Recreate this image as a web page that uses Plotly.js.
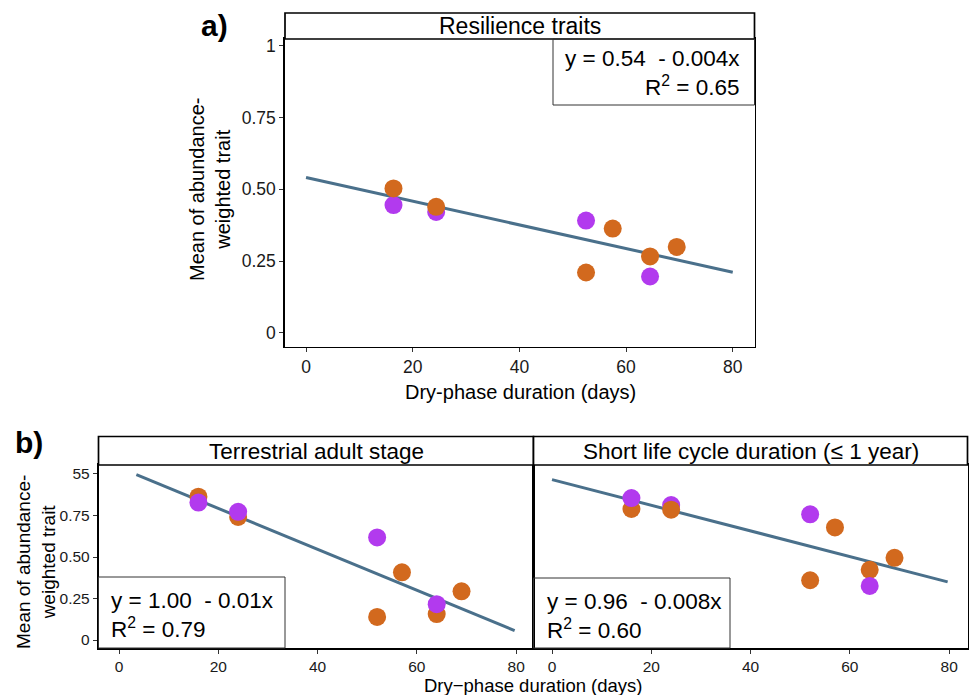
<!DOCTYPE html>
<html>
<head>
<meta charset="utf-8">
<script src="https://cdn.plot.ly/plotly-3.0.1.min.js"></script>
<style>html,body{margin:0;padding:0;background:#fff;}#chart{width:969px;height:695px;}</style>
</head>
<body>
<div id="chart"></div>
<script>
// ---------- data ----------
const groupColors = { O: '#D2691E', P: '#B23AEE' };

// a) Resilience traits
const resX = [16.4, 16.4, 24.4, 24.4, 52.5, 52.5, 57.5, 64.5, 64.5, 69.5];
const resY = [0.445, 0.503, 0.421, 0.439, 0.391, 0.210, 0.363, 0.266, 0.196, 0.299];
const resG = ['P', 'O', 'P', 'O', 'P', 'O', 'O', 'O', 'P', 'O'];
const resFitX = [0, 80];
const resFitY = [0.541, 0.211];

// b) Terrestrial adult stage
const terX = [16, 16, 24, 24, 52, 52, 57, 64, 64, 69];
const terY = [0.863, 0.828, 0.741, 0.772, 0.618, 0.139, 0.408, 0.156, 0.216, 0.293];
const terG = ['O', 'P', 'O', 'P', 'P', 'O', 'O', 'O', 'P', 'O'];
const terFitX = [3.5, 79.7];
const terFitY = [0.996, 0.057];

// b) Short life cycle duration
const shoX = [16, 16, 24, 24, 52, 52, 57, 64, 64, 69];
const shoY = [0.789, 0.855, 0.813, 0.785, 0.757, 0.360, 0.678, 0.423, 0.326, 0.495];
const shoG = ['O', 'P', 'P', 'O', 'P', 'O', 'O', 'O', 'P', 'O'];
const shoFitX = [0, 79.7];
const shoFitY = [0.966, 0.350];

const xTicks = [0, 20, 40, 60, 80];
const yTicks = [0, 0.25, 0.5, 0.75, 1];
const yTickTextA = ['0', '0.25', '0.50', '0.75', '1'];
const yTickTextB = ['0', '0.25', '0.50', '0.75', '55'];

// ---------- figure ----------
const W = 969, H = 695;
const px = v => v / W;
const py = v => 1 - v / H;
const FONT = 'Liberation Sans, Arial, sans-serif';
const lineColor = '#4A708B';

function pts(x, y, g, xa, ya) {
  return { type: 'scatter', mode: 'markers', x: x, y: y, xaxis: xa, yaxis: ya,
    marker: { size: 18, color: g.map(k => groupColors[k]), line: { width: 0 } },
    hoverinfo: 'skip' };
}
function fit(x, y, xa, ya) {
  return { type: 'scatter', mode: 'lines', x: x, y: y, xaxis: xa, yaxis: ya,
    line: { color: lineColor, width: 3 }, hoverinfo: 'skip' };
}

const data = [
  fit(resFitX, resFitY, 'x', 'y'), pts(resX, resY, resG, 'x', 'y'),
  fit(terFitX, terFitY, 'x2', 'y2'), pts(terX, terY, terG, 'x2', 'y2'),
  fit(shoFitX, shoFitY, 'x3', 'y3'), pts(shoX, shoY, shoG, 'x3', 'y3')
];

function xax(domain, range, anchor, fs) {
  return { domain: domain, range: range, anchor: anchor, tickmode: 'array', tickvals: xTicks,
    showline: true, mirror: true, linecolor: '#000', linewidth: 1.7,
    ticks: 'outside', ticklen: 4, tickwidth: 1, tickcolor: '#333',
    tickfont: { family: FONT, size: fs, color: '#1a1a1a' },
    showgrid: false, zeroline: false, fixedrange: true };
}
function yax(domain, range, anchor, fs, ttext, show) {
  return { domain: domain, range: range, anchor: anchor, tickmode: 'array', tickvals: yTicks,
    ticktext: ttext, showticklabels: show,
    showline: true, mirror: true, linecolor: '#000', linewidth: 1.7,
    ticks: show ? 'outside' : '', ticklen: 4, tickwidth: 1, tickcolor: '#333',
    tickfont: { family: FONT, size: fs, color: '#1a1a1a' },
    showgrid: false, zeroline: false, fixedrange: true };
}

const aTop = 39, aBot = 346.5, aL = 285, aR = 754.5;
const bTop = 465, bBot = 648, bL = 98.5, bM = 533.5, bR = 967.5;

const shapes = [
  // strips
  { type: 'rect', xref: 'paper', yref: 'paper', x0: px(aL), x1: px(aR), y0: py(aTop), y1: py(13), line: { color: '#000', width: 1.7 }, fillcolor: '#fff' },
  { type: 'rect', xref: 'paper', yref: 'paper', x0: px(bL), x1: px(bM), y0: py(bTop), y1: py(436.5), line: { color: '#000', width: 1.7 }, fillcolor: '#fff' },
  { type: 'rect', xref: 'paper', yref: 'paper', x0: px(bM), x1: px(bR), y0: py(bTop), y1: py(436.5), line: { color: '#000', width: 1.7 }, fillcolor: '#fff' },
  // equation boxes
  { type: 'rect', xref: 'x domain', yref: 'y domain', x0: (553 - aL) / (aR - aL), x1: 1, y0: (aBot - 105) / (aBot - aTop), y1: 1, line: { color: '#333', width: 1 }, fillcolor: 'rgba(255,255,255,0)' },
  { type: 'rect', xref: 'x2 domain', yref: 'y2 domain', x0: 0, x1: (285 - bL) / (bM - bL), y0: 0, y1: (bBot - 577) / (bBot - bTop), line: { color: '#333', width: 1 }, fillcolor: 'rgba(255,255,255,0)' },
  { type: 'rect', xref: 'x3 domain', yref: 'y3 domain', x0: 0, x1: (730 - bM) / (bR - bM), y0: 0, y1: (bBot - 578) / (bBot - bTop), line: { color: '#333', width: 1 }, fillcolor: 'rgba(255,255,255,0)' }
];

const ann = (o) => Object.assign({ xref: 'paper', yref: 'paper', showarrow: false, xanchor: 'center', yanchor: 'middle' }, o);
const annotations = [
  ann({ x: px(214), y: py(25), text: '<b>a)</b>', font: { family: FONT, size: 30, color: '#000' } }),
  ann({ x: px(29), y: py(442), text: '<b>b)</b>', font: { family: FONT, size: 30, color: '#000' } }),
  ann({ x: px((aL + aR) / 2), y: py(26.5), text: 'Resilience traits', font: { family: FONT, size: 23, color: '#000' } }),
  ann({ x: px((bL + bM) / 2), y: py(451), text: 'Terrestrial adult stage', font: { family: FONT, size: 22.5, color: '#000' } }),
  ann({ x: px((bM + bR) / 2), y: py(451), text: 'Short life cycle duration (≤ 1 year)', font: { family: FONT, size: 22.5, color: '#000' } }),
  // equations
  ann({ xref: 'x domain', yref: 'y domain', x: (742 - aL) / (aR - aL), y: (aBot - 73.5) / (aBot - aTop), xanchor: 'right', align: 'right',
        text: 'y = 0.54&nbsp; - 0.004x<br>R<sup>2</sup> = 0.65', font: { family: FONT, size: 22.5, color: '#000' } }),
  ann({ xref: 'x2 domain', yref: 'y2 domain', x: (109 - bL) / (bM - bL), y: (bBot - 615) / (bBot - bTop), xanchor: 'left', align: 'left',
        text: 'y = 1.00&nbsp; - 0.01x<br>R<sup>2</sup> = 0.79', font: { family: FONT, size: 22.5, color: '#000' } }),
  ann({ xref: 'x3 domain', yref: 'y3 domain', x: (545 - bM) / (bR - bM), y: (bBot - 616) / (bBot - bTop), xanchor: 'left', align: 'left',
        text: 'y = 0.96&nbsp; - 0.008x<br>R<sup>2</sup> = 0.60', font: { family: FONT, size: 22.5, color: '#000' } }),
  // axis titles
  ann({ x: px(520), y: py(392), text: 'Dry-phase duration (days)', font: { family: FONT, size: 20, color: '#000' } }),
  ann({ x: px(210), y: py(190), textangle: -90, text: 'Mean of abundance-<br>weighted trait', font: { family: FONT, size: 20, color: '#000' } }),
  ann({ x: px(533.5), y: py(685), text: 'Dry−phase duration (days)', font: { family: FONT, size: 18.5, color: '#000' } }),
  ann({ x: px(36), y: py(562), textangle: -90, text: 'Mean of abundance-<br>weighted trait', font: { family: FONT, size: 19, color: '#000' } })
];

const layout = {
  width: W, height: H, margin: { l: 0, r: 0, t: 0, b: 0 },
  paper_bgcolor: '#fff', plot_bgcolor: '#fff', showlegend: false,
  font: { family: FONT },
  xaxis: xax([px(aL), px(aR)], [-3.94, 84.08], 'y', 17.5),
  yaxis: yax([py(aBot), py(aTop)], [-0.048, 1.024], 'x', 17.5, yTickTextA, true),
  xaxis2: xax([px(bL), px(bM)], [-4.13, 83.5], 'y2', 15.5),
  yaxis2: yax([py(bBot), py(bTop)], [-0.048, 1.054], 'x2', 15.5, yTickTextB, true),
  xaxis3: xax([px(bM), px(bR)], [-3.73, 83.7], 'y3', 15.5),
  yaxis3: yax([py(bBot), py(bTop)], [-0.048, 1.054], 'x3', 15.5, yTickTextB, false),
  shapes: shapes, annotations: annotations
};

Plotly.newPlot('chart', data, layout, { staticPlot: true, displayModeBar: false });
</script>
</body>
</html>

▬▬▬

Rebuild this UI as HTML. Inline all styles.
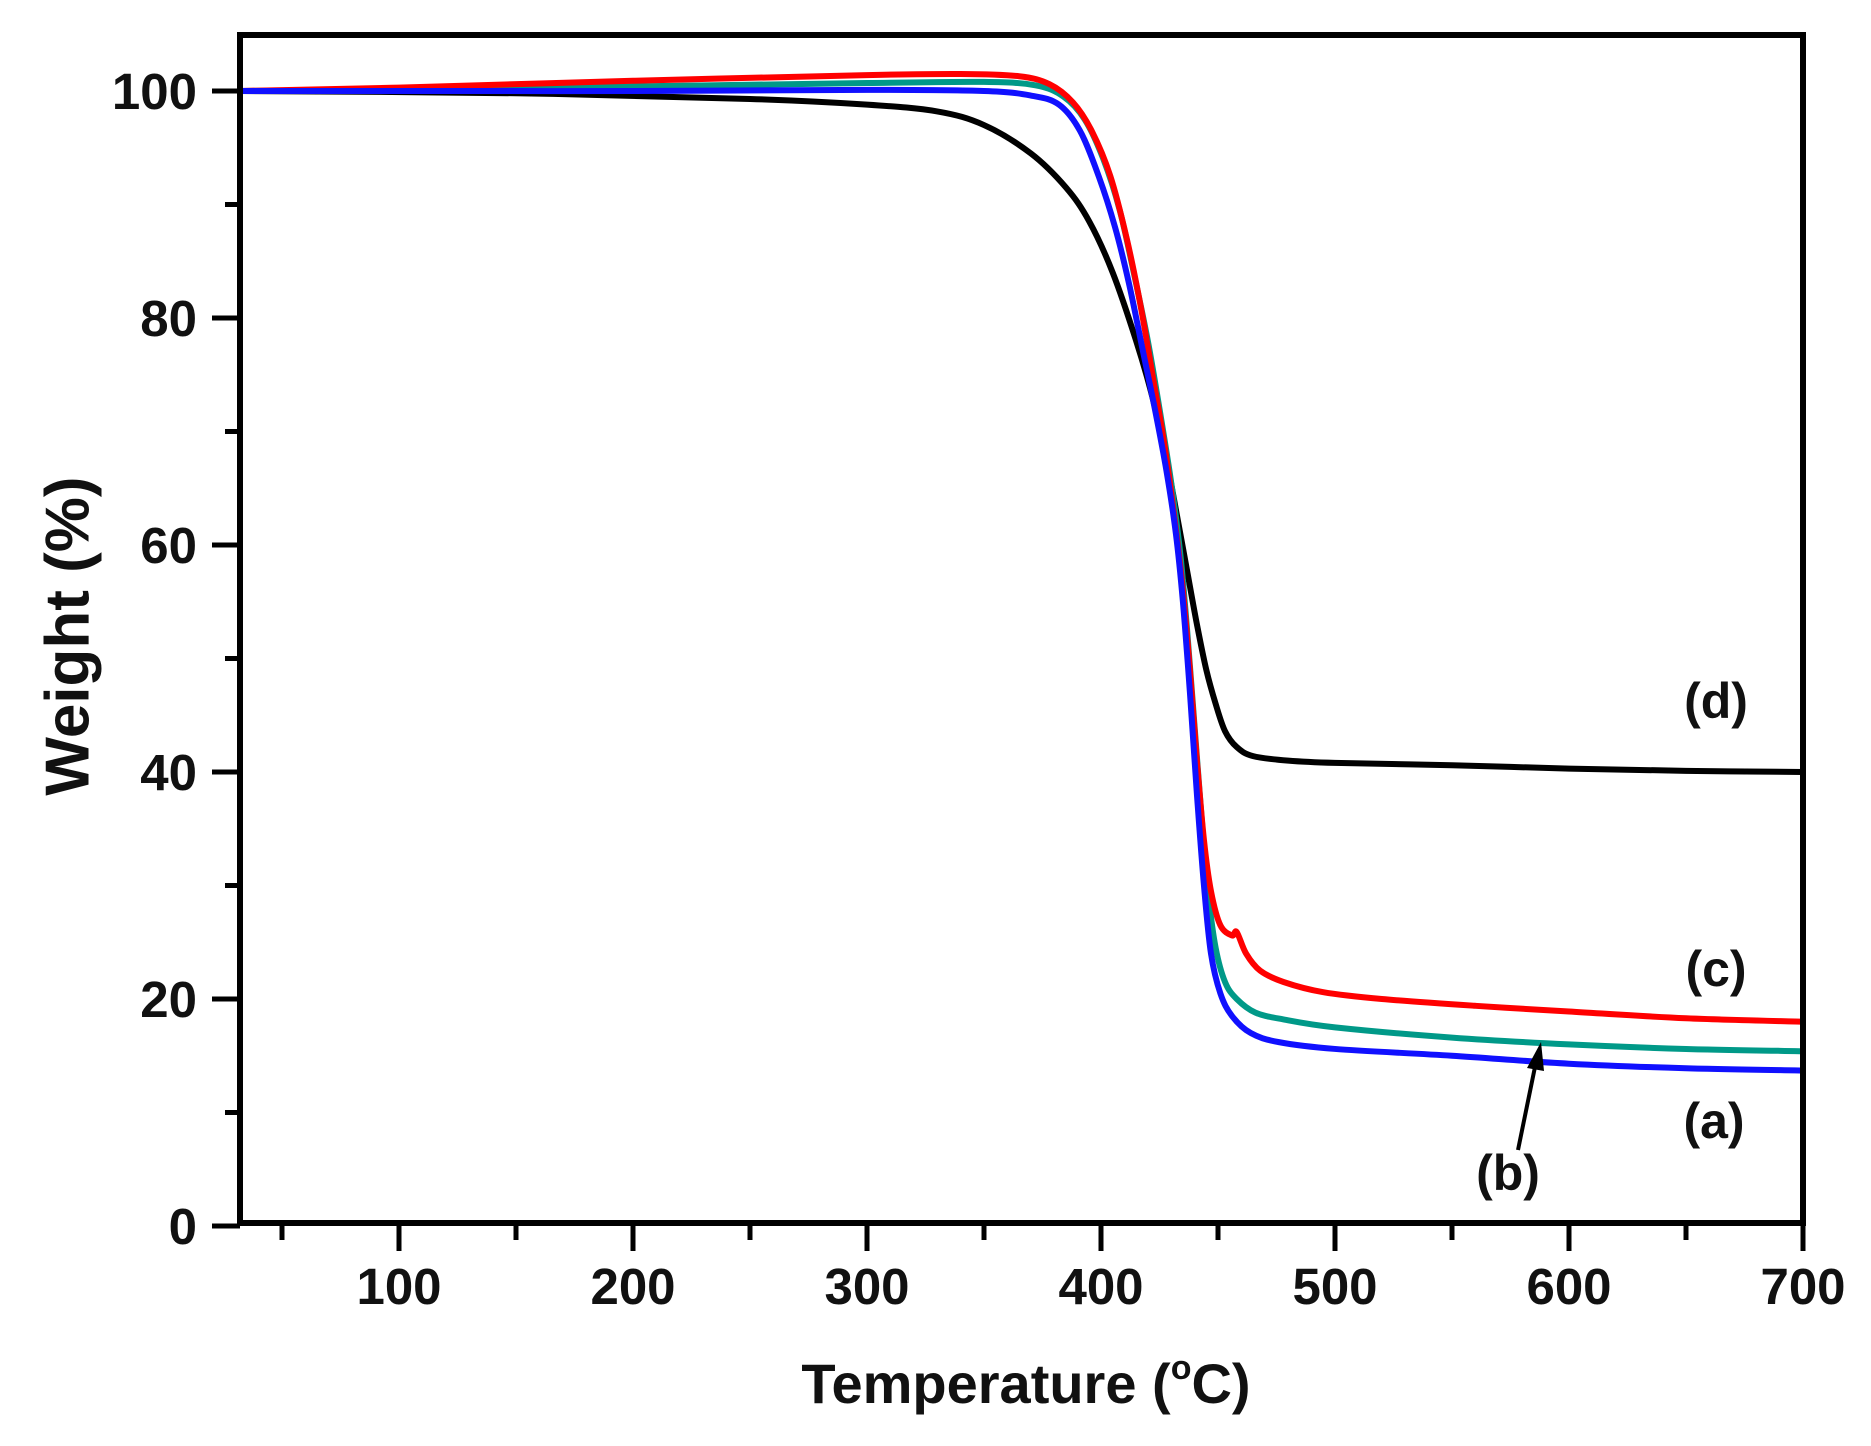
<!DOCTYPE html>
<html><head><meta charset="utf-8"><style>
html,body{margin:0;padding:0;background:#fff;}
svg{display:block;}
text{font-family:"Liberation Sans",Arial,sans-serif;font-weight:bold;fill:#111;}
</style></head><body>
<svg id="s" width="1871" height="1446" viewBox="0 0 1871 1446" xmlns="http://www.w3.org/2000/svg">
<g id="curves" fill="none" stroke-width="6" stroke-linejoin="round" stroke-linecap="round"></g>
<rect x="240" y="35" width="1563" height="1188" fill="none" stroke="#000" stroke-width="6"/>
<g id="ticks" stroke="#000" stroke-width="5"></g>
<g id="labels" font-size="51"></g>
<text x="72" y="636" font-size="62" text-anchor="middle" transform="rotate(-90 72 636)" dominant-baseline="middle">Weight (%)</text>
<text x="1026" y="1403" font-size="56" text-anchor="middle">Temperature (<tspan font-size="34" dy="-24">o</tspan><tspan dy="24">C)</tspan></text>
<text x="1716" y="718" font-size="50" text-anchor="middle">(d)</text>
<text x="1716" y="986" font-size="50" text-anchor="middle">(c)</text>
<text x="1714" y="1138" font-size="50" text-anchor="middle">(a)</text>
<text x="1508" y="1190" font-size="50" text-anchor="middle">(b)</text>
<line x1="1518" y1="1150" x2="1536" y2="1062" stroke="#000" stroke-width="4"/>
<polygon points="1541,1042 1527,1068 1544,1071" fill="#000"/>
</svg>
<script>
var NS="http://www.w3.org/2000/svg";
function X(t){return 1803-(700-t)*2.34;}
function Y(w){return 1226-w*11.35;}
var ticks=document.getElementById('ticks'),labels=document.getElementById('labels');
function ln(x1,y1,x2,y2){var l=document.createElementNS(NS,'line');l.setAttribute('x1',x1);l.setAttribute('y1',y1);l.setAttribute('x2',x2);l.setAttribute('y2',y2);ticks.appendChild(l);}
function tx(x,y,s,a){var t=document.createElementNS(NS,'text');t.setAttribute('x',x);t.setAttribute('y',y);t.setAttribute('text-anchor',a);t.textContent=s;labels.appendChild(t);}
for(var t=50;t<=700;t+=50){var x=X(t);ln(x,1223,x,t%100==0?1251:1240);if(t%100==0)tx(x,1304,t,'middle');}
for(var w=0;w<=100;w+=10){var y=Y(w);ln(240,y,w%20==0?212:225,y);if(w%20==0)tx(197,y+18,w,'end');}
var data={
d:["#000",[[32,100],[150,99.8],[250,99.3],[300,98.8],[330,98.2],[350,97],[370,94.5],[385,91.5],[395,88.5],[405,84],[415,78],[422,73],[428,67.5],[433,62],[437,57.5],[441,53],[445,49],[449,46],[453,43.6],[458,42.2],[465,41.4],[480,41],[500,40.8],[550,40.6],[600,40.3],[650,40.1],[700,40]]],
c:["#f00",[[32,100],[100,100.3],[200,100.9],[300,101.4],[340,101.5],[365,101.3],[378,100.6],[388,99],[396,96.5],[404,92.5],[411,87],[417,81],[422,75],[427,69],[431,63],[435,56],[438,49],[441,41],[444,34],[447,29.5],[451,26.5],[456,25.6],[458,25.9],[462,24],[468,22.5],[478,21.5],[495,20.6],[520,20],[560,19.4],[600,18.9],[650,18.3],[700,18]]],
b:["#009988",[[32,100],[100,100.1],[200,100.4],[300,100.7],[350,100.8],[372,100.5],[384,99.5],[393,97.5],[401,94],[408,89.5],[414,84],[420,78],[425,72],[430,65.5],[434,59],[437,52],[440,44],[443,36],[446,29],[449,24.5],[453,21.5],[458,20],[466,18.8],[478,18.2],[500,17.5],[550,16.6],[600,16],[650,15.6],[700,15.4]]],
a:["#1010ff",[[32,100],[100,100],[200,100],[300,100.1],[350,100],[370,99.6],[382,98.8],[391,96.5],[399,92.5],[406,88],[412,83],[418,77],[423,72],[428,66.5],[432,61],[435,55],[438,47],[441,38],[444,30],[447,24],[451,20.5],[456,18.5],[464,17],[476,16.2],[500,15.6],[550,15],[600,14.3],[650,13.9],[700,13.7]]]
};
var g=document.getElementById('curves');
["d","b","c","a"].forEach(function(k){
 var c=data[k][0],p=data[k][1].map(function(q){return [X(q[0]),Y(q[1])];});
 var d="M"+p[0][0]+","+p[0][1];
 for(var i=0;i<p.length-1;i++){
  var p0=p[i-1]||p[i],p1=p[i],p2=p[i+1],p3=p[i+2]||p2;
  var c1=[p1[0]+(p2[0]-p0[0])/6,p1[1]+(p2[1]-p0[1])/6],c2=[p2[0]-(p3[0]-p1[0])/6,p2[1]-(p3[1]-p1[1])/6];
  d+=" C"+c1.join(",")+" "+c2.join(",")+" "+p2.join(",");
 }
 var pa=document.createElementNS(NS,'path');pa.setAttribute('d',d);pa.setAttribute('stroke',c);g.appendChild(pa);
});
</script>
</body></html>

▬▬▬

## GIVEN REQUEST:
Take the stretch from the line containing "Recreate this image" through the line containing "const lineColor = '#4A708B';" and reproduce it exactly, both ends included. Omit the pictures.

## EXERCISE OUTPUT:
Recreate this image as a web page that uses Plotly.js.
<!DOCTYPE html>
<html>
<head>
<meta charset="utf-8">
<script src="https://cdn.plot.ly/plotly-3.0.1.min.js"></script>
<style>html,body{margin:0;padding:0;background:#fff;}#chart{width:969px;height:695px;}</style>
</head>
<body>
<div id="chart"></div>
<script>
// ---------- data ----------
const groupColors = { O: '#D2691E', P: '#B23AEE' };

// a) Resilience traits
const resX = [16.4, 16.4, 24.4, 24.4, 52.5, 52.5, 57.5, 64.5, 64.5, 69.5];
const resY = [0.445, 0.503, 0.421, 0.439, 0.391, 0.210, 0.363, 0.266, 0.196, 0.299];
const resG = ['P', 'O', 'P', 'O', 'P', 'O', 'O', 'O', 'P', 'O'];
const resFitX = [0, 80];
const resFitY = [0.541, 0.211];

// b) Terrestrial adult stage
const terX = [16, 16, 24, 24, 52, 52, 57, 64, 64, 69];
const terY = [0.863, 0.828, 0.741, 0.772, 0.618, 0.139, 0.408, 0.156, 0.216, 0.293];
const terG = ['O', 'P', 'O', 'P', 'P', 'O', 'O', 'O', 'P', 'O'];
const terFitX = [3.5, 79.7];
const terFitY = [0.996, 0.057];

// b) Short life cycle duration
const shoX = [16, 16, 24, 24, 52, 52, 57, 64, 64, 69];
const shoY = [0.789, 0.855, 0.813, 0.785, 0.757, 0.360, 0.678, 0.423, 0.326, 0.495];
const shoG = ['O', 'P', 'P', 'O', 'P', 'O', 'O', 'O', 'P', 'O'];
const shoFitX = [0, 79.7];
const shoFitY = [0.966, 0.350];

const xTicks = [0, 20, 40, 60, 80];
const yTicks = [0, 0.25, 0.5, 0.75, 1];
const yTickTextA = ['0', '0.25', '0.50', '0.75', '1'];
const yTickTextB = ['0', '0.25', '0.50', '0.75', '55'];

// ---------- figure ----------
const W = 969, H = 695;
const px = v => v / W;
const py = v => 1 - v / H;
const FONT = 'Liberation Sans, Arial, sans-serif';
const lineColor = '#4A708B';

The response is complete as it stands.